• U.S.

Lost Horizons: A good mystery from a series on the badlands

2 minute read
Walter Kirn

The setting for An Unfortunate Prairie Occurrence, the third and best of Jamie Harrison’s laconic Montana mystery novels, is the small town of Blue Deer, just miles from Yellowstone National Park but far, far away from anything resembling mainstream, middle-class America. Though it’s not a high-crime zone by any measure, Blue Deer is a vortex of dysfunction, its geographic isolation breeding a sense of year-round cabin fever. Fretful, jumpy and deeply divided between new-money urban refugees playing cowboy and no-money long-time residents living off resentment and odd jobs, Blue Deer is also the “New West” in microcosm.

Sheriff Jules Clement is the man in charge of keeping the town’s cooped-up energies contained. A local boy who’s seen the city lights during a stint in New York as a social worker, he’d rather be standing in a mountain trout stream than making his daily rounds, which are mostly devoted to tire slashings, acts of birdbath vandalism and hunting accidents. As an example of what Harrison calls “that final anomaly, a liberal officer of the law,” Clement would just as soon not crack most cases, aware that the bulk of them boil down to ignorance, not malevolence. But when he trips over a human skeleton rotting on an island in the river, he’s drawn into action.

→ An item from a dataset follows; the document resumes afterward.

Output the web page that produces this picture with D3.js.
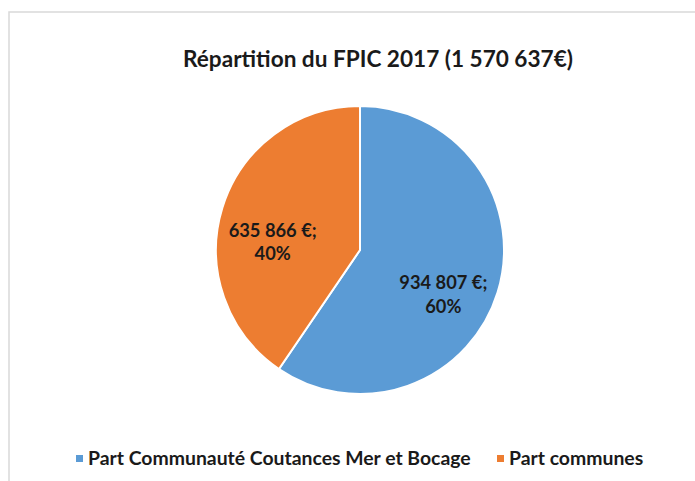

Harrison (daughter of novelist Jim Harrison) is something of an anomaly herself: a mystery writer who’s not only literate and handy with a plot but possessed of a voice and a vision as well. Her off-the-cuff eloquence and easy sarcasm remind one of a small-town courthouse wit, loitering on the steps with a cigarette, flipping digs at starchy passersby. Her supporting characters and assorted suspects, from a snippety lady historian to a blowsy, big-boned social worker, aren’t merely fictional head shots. They have body. Stuck way out on the windy plains together, their passions, flaws and eccentricities jumbled up like hats and gloves in an overflowing lost-and-found box, the people of Blue Deer are more than just a cast. They’re a community.